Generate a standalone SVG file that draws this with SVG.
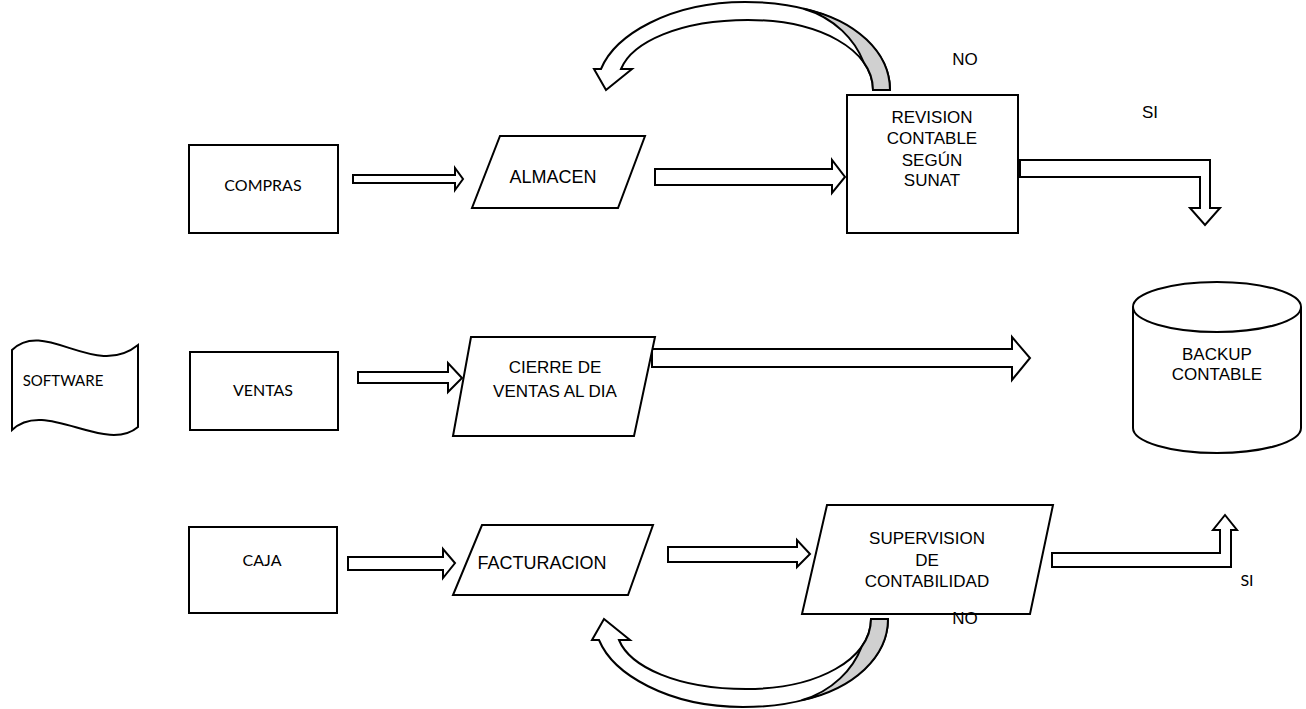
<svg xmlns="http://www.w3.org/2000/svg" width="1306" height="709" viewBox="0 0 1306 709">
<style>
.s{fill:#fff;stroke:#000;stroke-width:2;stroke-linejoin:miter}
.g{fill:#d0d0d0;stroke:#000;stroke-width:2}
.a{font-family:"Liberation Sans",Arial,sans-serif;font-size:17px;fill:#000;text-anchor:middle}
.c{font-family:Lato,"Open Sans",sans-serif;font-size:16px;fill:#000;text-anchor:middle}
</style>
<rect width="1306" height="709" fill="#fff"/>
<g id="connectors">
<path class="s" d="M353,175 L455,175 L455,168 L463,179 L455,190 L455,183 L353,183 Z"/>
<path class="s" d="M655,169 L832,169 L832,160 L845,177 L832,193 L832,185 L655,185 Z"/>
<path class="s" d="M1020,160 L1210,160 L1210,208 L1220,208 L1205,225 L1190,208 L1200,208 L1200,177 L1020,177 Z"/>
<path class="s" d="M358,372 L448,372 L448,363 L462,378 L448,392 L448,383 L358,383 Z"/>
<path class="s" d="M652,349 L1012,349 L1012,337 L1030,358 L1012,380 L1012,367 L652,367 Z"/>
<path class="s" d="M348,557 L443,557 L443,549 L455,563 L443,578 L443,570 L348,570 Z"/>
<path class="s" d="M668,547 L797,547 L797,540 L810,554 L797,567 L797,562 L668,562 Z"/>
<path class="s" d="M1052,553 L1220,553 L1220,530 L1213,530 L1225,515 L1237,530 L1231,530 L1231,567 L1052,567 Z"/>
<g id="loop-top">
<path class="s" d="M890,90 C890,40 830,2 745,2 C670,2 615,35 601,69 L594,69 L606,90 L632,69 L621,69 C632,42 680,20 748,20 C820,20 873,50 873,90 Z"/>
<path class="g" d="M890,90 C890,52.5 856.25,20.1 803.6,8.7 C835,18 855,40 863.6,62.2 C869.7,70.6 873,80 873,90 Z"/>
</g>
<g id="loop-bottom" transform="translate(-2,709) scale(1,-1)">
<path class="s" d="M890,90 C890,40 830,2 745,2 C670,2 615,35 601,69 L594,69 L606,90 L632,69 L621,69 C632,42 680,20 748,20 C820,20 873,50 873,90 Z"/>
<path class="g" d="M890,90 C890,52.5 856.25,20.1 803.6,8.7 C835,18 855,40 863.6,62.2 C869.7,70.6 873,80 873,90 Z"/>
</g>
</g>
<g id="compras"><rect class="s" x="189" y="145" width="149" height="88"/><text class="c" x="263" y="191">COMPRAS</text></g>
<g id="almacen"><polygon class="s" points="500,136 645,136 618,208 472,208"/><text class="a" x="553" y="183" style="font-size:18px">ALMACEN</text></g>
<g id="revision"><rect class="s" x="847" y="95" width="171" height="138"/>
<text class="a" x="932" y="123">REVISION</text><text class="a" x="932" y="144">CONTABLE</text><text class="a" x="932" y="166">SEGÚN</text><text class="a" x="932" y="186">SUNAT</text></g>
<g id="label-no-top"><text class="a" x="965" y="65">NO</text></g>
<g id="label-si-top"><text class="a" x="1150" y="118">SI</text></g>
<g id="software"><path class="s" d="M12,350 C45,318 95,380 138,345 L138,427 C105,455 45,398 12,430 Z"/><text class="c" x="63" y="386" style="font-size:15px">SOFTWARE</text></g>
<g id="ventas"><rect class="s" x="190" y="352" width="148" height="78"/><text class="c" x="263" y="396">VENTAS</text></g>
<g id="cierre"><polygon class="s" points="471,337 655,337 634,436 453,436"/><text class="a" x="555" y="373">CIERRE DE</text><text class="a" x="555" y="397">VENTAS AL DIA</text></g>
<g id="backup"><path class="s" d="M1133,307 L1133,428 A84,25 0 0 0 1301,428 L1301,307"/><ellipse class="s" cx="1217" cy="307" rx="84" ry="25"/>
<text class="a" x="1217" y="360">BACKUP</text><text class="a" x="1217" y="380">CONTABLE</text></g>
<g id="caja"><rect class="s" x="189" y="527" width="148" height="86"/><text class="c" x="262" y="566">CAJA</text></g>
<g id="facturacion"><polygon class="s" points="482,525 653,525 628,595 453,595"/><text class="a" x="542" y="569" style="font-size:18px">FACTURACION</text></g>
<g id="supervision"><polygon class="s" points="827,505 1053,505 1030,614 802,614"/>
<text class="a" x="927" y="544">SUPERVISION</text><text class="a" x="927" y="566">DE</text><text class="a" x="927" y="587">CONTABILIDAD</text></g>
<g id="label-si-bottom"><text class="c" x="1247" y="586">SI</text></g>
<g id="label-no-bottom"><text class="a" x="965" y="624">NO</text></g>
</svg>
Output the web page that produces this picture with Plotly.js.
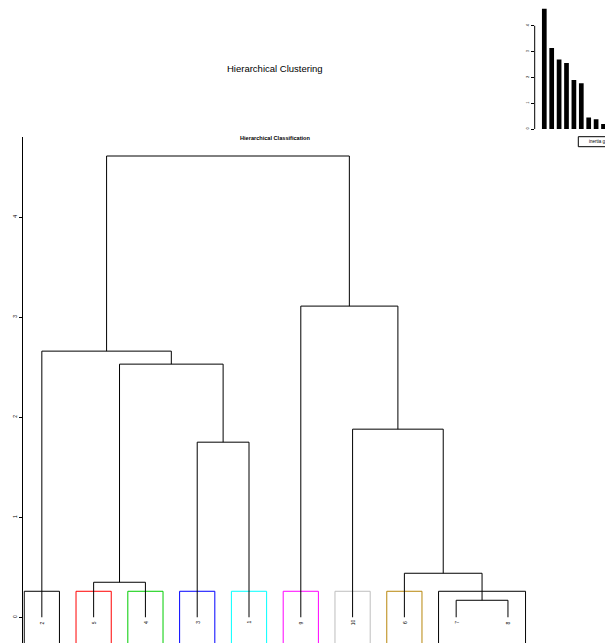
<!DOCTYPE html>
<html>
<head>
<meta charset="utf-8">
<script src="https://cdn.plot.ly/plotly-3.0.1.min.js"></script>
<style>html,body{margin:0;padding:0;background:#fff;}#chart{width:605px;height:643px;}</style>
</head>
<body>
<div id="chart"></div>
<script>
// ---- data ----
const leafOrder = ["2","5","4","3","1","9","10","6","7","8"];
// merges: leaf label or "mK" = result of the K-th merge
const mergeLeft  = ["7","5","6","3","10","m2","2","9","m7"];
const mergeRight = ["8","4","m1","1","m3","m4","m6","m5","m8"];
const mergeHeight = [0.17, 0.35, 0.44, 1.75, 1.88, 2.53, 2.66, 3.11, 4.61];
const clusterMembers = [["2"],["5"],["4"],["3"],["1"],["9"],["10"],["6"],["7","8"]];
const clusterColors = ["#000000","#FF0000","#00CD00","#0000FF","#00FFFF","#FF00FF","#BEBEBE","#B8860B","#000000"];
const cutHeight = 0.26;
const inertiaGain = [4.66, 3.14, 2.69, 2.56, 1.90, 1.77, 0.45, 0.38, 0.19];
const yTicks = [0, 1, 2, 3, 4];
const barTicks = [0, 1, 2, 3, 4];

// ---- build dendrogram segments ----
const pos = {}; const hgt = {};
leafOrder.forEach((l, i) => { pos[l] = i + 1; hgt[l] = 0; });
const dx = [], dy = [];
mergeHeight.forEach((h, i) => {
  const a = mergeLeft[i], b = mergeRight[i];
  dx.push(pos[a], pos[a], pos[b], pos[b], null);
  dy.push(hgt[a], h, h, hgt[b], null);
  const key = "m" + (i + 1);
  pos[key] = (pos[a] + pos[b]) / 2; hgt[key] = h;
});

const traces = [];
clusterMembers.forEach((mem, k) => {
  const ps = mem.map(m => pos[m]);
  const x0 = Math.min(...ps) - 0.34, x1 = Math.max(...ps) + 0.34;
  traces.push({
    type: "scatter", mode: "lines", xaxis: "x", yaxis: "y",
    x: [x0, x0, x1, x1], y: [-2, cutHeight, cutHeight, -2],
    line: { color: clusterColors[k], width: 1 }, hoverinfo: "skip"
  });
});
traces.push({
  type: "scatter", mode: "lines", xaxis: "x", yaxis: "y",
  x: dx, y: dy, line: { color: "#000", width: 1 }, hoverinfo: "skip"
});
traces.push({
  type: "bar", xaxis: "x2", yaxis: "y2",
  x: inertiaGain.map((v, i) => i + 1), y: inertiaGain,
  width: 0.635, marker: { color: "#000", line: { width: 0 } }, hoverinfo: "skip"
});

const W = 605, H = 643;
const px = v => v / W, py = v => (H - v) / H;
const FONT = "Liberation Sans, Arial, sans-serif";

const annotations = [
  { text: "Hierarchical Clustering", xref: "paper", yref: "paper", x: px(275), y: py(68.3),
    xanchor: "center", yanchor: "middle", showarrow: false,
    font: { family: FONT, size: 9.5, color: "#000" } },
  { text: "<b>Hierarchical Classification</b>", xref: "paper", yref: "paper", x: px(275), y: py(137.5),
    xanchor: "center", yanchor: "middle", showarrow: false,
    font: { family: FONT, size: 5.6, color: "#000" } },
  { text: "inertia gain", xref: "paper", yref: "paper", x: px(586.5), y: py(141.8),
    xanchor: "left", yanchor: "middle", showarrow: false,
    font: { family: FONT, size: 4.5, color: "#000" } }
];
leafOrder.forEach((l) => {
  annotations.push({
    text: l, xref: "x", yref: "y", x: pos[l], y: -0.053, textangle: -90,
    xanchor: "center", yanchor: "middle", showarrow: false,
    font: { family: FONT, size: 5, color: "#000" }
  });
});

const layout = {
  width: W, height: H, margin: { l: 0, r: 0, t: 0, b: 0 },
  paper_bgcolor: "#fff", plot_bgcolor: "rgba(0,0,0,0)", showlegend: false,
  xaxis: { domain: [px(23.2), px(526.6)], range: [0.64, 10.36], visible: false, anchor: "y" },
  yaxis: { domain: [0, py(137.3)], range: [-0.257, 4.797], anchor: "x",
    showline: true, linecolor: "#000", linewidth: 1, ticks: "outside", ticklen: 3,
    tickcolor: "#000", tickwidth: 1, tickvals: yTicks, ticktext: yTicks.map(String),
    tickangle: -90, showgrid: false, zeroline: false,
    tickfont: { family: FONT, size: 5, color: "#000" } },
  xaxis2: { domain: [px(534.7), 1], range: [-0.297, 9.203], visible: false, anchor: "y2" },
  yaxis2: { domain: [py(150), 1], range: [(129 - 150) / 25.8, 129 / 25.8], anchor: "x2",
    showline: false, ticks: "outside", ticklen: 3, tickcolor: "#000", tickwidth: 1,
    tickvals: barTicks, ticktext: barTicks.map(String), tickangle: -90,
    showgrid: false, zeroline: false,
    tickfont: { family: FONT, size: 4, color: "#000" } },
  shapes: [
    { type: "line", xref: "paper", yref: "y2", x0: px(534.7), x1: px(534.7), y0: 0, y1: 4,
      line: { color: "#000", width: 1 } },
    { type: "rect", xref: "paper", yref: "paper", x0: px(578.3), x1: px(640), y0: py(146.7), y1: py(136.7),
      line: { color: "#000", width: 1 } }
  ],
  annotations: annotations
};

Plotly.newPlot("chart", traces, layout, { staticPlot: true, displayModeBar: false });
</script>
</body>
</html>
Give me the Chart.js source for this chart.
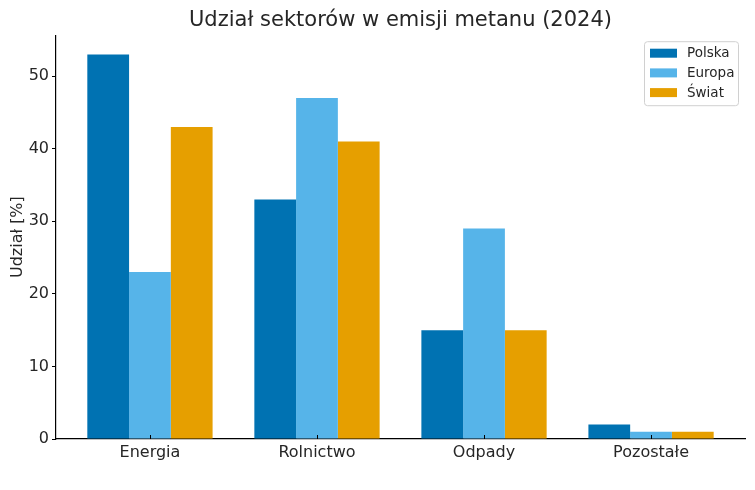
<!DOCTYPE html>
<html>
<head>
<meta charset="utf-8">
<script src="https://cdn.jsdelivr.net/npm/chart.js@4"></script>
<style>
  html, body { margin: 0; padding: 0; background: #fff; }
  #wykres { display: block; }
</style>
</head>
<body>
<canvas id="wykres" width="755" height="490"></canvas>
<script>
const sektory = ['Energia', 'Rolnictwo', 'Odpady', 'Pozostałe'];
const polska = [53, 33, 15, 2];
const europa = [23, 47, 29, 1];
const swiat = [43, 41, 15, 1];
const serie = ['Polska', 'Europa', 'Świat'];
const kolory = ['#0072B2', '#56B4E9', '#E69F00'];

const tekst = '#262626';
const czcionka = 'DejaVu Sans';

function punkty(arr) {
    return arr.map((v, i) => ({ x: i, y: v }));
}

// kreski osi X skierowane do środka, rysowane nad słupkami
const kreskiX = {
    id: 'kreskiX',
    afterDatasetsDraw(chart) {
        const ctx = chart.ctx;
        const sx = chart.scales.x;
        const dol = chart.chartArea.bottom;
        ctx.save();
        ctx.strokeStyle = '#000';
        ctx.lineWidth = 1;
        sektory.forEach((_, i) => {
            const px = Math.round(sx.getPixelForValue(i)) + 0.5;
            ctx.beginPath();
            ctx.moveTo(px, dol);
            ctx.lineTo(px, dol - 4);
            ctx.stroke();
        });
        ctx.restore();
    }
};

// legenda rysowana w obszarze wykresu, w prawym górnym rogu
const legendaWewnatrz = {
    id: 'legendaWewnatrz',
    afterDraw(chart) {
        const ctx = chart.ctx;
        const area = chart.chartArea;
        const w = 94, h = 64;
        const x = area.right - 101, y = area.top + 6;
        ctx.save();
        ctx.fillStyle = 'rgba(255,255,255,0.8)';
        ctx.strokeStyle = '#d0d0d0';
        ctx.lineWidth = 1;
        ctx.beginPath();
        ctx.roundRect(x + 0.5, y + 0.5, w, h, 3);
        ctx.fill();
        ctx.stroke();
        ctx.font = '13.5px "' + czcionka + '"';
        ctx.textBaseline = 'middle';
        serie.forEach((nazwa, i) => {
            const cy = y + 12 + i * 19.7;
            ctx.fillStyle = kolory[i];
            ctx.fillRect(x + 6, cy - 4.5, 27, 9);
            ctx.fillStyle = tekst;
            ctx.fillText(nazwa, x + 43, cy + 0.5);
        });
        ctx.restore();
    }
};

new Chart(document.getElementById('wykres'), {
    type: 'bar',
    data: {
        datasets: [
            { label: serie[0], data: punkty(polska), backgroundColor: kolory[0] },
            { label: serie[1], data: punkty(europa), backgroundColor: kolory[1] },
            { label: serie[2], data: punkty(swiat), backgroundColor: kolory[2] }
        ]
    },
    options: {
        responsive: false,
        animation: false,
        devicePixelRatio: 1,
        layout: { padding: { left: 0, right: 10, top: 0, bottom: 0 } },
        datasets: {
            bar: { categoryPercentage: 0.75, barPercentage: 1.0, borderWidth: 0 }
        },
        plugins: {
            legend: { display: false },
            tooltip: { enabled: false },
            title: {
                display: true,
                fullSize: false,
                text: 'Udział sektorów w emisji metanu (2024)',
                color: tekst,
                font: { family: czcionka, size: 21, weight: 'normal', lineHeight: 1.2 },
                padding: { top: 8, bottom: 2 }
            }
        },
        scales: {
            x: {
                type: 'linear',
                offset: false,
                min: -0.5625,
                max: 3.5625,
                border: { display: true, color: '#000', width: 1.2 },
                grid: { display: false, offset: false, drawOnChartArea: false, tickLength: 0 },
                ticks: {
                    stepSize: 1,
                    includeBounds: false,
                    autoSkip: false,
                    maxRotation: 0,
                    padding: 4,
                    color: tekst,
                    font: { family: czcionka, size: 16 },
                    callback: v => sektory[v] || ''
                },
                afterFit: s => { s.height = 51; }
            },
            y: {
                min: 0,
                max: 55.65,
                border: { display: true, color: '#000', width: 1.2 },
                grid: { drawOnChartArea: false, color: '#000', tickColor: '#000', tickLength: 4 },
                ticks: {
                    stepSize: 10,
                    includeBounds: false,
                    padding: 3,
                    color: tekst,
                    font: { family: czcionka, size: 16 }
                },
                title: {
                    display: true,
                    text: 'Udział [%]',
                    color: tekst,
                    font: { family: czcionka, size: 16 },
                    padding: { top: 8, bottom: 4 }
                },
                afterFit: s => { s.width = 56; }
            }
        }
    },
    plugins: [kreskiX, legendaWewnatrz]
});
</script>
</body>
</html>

Requirement —
The lines to print start at the line containing "Give me the Chart.js source for this chart." and end at the line containing "const kolory = ['#0072B2', '#56B4E9', '#E69F00'];"; print them exactly, both ends included, and leave out every picture.

Response to this task —
Give me the Chart.js source for this chart.
<!DOCTYPE html>
<html>
<head>
<meta charset="utf-8">
<script src="https://cdn.jsdelivr.net/npm/chart.js@4"></script>
<style>
  html, body { margin: 0; padding: 0; background: #fff; }
  #wykres { display: block; }
</style>
</head>
<body>
<canvas id="wykres" width="755" height="490"></canvas>
<script>
const sektory = ['Energia', 'Rolnictwo', 'Odpady', 'Pozostałe'];
const polska = [53, 33, 15, 2];
const europa = [23, 47, 29, 1];
const swiat = [43, 41, 15, 1];
const serie = ['Polska', 'Europa', 'Świat'];
const kolory = ['#0072B2', '#56B4E9', '#E69F00'];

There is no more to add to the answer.